Computer modelling for the control of particulate sterilization under dynamic flow conditions

A finite difference model was used for predicting the centre temperature of particulates during ultra-high temperature processing under continuous flow conditions. This model compared favourably with the analytical solutions. A sensitivity analysis was carried out on the input parameters to the numerical model, which indicated that particulate size and thermal diffusivity were the most critical parameters influencing process lethality and cook value.

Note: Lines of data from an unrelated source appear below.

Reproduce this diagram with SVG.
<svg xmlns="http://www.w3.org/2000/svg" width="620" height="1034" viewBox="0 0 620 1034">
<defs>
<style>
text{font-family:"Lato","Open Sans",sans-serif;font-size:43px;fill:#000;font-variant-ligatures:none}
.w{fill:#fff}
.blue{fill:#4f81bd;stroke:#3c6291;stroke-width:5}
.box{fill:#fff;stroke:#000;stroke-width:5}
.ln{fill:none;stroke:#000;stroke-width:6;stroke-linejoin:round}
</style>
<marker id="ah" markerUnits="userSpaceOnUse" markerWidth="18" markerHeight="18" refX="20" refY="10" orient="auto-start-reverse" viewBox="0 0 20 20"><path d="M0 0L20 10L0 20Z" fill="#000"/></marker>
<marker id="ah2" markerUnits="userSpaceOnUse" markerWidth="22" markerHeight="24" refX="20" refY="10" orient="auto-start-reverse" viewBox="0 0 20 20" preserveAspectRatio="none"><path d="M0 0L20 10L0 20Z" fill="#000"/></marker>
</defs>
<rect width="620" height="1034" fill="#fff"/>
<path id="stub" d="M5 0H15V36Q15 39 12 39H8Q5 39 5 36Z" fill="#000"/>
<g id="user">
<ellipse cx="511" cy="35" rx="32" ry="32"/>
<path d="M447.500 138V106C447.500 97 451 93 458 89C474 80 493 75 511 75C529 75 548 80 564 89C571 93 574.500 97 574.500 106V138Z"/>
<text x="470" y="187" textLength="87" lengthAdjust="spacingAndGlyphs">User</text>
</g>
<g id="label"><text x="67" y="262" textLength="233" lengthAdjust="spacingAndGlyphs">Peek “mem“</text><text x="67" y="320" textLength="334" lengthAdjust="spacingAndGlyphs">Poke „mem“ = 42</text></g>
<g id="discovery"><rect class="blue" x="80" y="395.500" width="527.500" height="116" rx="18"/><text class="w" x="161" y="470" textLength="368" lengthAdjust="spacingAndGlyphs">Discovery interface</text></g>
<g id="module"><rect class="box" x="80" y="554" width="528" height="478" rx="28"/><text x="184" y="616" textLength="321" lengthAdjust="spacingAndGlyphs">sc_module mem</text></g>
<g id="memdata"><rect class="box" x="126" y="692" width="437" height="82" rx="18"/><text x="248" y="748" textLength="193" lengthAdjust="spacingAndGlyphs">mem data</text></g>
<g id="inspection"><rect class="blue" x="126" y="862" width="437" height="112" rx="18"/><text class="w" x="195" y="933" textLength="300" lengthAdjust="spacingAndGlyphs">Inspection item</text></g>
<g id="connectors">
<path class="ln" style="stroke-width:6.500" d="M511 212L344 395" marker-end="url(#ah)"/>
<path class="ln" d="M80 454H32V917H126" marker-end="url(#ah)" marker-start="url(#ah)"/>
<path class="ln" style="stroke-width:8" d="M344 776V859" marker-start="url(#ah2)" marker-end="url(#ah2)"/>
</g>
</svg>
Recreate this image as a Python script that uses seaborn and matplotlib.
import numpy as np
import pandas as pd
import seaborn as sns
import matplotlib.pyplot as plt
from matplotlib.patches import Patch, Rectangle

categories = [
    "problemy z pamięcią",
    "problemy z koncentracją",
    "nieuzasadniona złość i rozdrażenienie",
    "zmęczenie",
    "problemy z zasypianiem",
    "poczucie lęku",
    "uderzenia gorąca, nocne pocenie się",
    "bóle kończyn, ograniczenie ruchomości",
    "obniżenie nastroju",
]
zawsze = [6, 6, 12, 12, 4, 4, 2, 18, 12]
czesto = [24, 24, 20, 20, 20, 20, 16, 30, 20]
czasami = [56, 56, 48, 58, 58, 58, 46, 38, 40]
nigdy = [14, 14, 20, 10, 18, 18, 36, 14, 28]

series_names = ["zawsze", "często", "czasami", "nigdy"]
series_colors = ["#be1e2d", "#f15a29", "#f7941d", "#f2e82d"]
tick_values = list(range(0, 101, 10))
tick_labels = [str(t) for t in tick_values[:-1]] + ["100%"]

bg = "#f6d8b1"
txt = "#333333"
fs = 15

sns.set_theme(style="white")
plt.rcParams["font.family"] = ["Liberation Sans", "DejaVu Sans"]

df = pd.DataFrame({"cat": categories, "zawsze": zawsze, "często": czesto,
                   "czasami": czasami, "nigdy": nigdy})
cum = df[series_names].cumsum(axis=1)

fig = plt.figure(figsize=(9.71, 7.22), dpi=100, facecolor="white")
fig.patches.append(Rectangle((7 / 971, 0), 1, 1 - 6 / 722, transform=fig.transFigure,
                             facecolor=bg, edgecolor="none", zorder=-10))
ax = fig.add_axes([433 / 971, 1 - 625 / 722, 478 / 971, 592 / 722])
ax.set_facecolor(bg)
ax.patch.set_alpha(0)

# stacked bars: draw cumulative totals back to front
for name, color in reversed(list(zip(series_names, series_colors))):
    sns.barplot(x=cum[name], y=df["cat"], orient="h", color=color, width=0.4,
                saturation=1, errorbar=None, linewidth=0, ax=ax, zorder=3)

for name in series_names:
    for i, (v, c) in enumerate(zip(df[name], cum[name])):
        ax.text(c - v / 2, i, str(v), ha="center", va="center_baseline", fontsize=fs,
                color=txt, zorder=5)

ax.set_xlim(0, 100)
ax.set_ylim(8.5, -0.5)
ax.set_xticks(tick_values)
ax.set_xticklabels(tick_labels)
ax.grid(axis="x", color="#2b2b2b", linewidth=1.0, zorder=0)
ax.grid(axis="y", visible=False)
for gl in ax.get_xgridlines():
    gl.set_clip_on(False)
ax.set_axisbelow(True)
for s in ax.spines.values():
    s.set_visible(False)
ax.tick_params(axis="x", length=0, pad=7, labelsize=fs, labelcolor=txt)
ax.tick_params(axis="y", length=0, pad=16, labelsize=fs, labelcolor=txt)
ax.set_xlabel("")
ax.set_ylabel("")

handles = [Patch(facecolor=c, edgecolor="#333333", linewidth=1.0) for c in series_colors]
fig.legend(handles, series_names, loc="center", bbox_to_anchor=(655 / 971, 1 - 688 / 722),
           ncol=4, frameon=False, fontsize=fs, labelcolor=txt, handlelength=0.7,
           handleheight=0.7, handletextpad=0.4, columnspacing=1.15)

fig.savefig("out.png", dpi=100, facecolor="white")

For example, a spherical particulate (thermal properties defined) of 20 mm diameter required a holding time greater than 5 min at 135°C to achieve a minimum safe cook (F₀ of 3.0 min for Clostridium botulinum), compared to a 10 mm spherical particulate which would have received an F₀ value of 68 min after 5 min processing at 135°C. The centre temperatures predicted using the model were sensitive to changes in the convective surface heat transfer coefficient in the range 100–300 W m⁻² K⁻¹, but became less sensitive as the values increased up to 500 W m⁻² K⁻¹. An initial product temperature change from 20 to 60°C resulted in an 8 min increase in process lethality for a 15 mm spherical particulate processed for 5 min at 135°C. The determination of experimental results in particulates of less than 20 mm (the critical dimension) was found to be significantly affected by conduction errors through the thermocouple wires, and therefore the model presented will be a useful prediction tool in situations of experimental uncertainty.